* start *

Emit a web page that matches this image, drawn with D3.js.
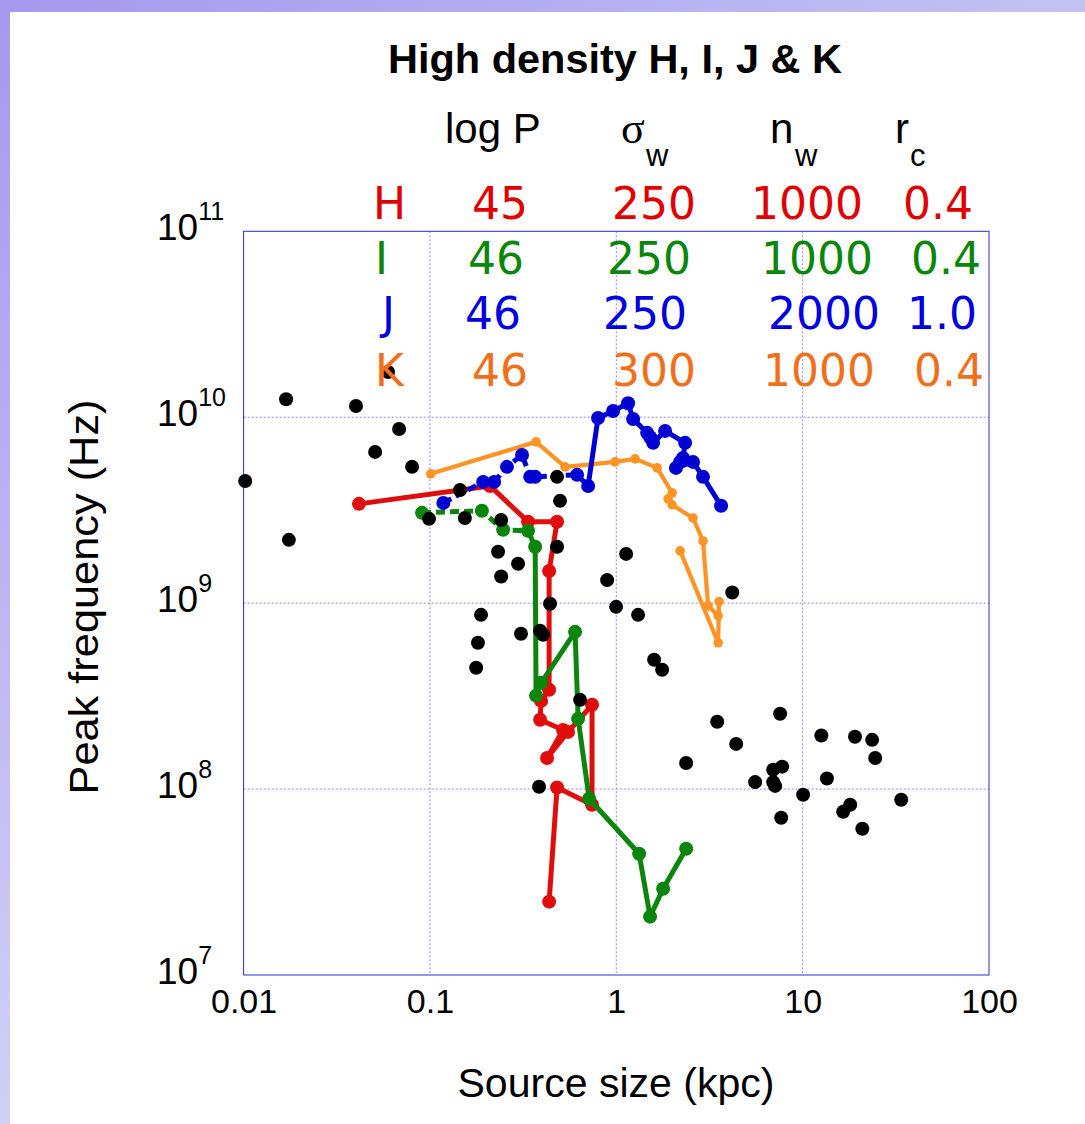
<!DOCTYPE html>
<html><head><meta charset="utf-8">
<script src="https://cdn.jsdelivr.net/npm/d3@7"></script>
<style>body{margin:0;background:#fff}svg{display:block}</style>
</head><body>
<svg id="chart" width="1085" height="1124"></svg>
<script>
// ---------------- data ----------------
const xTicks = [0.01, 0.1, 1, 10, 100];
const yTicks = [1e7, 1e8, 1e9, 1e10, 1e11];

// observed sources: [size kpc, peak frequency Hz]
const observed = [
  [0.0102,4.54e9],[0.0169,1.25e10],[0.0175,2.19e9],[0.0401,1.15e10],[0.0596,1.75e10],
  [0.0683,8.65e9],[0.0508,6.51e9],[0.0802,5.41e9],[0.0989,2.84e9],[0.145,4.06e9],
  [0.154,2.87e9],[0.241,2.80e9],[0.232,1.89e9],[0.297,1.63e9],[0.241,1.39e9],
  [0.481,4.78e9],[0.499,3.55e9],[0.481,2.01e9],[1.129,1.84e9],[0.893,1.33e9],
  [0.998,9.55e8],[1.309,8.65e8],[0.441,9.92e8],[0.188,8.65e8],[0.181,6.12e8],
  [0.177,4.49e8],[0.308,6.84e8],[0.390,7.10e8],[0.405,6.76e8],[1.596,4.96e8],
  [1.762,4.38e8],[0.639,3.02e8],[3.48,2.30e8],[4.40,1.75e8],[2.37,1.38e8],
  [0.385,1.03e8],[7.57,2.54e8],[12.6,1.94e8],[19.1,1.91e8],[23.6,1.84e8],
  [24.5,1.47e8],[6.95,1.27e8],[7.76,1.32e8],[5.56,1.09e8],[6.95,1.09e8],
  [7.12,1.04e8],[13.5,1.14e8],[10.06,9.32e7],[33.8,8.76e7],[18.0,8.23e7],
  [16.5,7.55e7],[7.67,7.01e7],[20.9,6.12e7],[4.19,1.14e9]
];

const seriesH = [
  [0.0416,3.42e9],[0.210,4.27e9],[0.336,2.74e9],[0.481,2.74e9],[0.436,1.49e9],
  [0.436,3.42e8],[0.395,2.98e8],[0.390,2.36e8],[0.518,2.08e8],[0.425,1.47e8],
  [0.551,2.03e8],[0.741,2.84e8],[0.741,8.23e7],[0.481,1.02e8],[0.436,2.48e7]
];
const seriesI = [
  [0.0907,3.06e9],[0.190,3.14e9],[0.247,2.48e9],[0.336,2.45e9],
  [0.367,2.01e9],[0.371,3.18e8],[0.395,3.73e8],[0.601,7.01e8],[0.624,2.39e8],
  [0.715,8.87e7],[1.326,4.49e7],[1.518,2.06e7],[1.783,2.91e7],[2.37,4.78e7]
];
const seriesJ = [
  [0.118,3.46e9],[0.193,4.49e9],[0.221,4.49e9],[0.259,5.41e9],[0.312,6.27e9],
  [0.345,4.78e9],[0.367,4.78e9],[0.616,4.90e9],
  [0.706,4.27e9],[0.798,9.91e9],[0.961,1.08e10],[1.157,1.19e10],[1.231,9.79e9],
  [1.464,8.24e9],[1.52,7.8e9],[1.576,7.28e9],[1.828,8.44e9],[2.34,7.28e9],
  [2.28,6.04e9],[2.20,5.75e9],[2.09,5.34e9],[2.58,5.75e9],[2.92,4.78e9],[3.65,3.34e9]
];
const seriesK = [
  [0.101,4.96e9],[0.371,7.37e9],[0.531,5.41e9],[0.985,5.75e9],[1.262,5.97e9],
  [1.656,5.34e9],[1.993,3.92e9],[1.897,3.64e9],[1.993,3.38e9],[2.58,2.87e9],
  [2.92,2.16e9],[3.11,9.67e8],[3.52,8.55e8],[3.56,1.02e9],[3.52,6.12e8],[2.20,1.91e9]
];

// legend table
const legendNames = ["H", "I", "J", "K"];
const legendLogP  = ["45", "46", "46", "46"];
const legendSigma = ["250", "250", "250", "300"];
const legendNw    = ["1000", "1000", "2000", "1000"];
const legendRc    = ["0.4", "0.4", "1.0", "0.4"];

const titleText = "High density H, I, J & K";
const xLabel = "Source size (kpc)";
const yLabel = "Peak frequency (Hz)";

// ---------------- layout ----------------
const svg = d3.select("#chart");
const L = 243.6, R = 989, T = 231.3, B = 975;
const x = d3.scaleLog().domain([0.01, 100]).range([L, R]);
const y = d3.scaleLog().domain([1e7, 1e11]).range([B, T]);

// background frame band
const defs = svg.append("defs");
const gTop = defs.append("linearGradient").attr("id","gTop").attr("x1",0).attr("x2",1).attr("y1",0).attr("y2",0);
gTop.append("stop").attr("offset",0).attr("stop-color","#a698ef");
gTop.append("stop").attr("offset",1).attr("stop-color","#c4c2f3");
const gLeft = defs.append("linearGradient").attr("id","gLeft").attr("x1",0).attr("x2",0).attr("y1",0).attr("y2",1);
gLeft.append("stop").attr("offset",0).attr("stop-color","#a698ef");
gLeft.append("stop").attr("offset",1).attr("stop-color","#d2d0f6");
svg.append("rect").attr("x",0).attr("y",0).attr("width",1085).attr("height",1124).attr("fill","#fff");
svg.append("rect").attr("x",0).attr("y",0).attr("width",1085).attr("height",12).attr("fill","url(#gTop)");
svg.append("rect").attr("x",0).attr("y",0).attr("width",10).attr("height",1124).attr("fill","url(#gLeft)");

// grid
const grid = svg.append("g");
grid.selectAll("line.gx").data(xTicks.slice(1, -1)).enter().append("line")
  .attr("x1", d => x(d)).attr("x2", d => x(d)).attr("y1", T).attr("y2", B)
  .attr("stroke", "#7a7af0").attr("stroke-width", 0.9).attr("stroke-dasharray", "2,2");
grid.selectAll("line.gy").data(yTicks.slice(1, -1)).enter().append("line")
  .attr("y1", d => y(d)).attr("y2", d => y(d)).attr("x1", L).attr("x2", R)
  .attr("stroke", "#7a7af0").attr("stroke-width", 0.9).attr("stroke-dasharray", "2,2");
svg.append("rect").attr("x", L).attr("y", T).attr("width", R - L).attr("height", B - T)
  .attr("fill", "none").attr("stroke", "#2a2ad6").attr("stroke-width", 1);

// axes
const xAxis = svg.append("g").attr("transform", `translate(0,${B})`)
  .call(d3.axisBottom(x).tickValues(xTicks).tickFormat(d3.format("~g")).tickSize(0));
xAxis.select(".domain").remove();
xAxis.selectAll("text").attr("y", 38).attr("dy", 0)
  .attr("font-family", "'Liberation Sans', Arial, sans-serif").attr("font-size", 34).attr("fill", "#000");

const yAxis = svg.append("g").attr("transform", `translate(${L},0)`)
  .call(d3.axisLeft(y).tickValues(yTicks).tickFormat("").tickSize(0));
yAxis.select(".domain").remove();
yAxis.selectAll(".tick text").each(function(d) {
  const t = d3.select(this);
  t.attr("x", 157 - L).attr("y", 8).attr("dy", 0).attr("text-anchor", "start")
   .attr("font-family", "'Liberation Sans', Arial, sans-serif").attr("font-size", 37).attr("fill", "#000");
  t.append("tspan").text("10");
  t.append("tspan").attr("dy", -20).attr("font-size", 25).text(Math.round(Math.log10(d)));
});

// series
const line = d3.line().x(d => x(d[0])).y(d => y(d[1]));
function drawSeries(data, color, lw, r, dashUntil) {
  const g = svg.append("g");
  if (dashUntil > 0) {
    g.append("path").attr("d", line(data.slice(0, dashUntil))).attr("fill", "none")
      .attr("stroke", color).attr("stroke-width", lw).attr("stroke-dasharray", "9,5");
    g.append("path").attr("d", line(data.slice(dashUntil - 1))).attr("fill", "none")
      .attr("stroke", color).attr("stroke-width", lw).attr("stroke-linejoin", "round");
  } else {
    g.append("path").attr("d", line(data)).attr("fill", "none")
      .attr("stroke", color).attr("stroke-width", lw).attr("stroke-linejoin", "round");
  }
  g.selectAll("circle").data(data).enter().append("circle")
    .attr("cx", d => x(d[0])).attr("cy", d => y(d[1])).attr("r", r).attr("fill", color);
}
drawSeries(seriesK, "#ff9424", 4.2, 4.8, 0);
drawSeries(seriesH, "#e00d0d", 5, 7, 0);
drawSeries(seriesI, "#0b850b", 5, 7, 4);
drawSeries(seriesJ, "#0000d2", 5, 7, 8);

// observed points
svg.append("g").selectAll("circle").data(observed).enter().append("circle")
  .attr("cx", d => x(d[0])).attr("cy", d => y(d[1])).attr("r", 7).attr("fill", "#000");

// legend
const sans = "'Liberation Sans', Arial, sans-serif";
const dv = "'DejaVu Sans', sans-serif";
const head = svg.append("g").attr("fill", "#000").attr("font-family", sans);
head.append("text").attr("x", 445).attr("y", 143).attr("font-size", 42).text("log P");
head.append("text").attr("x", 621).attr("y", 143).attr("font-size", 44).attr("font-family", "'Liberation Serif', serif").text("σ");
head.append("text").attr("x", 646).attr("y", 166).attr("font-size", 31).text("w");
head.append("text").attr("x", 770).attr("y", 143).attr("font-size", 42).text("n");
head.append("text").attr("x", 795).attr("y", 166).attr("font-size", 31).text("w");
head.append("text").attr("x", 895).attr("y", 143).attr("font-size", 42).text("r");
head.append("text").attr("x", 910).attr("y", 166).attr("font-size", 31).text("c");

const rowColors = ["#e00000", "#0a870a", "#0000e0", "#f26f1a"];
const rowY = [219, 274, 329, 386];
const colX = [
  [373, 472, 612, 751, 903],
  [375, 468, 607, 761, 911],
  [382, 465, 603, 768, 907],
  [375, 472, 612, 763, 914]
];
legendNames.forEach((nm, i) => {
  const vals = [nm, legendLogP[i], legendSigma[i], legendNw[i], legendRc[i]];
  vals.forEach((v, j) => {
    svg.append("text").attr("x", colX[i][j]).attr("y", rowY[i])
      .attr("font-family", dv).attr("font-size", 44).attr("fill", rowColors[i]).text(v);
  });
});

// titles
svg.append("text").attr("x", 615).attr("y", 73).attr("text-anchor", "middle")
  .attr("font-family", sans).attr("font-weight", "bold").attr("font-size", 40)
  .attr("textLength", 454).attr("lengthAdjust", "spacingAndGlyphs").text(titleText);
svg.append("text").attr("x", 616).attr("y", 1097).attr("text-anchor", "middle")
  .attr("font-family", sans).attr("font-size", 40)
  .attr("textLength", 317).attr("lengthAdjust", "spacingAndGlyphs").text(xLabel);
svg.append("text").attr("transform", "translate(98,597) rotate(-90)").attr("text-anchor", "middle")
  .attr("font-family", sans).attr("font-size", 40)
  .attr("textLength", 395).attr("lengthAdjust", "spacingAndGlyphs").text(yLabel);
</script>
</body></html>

* end *

Work to be completed - Exactly restate the lines from the beginning of the data through the line with "const yTicks = [1e7, 1e8, 1e9, 1e10, 1e11];", and no others, keeping pictures out.

Response to this task -
Emit a web page that matches this image, drawn with D3.js.
<!DOCTYPE html>
<html><head><meta charset="utf-8">
<script src="https://cdn.jsdelivr.net/npm/d3@7"></script>
<style>body{margin:0;background:#fff}svg{display:block}</style>
</head><body>
<svg id="chart" width="1085" height="1124"></svg>
<script>
// ---------------- data ----------------
const xTicks = [0.01, 0.1, 1, 10, 100];
const yTicks = [1e7, 1e8, 1e9, 1e10, 1e11];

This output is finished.